Photo: Climate Change Slows Earth's Rotation and May Affect Human Timekeeping. Source: Collage The Gaze / by Leonid Lukashenko.

A new study by scientists has found that melting ice caps are slowing the Earth's rotation to the point where it is changing the way people measure time. For example, the next leap second, a mechanism used since 1972 to align official time with atomic clocks based on the Earth's unstable rotation rate, will be delayed by three years.  

According to a study published in the journal Nature, clocks may have to skip one second - the so-called "negative leap second" - until around 2029 to keep universal time in sync with the Earth's rotation. If not for the impact of melting ice, the time change would have been needed three years earlier, in 2026.

In recent decades, the Earth has been spinning faster due to changes in its core, but ice melting has prevented this speed surge and slowed the process.

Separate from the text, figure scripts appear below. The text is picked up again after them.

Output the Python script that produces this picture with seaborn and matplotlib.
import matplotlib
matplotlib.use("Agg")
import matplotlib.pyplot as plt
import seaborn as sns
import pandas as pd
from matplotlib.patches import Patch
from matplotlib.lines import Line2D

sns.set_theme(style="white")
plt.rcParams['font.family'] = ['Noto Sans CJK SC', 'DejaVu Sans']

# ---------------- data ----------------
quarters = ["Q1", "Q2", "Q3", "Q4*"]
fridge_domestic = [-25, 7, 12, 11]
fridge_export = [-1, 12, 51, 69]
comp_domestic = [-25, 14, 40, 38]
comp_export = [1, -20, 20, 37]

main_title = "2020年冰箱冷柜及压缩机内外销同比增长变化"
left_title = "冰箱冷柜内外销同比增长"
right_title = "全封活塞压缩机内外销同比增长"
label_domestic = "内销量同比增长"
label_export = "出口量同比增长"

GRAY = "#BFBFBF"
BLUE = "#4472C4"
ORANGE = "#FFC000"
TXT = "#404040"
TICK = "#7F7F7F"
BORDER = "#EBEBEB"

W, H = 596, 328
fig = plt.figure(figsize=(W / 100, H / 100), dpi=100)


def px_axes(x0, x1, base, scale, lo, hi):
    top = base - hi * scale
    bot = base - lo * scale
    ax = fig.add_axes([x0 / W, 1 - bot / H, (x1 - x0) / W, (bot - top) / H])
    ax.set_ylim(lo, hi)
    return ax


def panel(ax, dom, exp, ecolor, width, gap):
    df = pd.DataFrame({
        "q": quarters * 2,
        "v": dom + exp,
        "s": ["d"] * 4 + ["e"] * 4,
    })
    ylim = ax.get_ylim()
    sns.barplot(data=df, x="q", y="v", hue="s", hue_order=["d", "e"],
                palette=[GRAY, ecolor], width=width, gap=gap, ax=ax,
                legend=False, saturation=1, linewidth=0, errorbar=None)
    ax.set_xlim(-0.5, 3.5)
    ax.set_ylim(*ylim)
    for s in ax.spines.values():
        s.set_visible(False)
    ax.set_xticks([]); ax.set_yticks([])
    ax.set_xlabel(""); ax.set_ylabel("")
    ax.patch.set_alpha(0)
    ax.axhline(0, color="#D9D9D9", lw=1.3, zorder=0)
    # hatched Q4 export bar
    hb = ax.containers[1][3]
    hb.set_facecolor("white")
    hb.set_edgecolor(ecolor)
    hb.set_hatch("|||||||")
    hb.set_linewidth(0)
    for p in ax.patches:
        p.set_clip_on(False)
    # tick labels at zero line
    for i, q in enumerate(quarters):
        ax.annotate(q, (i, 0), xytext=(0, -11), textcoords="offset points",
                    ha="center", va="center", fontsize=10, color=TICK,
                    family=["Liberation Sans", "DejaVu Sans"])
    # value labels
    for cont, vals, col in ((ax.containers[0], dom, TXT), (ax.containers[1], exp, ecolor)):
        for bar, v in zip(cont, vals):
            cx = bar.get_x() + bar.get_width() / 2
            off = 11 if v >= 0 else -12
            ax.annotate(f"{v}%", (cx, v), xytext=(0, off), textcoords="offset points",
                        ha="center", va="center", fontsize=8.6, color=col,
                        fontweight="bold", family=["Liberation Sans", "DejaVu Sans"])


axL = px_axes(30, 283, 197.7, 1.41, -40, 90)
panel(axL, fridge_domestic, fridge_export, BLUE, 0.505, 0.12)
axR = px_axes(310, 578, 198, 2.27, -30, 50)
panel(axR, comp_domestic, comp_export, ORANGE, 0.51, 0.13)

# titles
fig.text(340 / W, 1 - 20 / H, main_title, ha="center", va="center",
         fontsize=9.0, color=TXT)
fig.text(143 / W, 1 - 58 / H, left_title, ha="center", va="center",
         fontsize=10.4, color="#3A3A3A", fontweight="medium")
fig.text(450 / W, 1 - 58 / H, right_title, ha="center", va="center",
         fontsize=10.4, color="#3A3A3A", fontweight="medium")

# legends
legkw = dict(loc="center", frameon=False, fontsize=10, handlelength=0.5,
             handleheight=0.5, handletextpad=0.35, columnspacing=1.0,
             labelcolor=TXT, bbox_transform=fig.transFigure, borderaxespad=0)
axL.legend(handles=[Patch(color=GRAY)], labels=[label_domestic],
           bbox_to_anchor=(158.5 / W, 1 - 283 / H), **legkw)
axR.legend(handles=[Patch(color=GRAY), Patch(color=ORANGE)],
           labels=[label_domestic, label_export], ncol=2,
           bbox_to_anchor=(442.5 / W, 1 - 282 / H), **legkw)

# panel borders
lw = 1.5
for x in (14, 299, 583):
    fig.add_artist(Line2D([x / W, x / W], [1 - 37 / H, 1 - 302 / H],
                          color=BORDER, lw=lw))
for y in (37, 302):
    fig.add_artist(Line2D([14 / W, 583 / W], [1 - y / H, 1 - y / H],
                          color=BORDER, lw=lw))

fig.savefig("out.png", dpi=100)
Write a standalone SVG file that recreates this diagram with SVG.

Duncan Agnew, an author of the study and a geophysicist at the Scripps Institution of Oceanography at the University of California, says that melting ice in Greenland and Antarctica has changed the location of the Earth's core. And that's what has slowed the Earth's rotation, as less solid ice in the northern and southern parts of the planet means there is more mass around the equator, the study suggests.

To explain this, Agnew used the example of a figure skater spinning on ice. 

"If you have a skater who starts to spin, if she lowers her arms or extends her legs, she will slow down," he told NBC News.

However, if the skater's arms are pulled inwards, she will spin faster.

About 70 million years ago, days were shorter and lasted about 23.5 hours, according to a study in paleoceanography and paleoclimatology. This means that the dinosaurs of the Cretaceous period lived on a planet with 372 days in each year.  

As climate change intensifies, researchers expect ice melt to have an even stronger impact on the planet's rotation.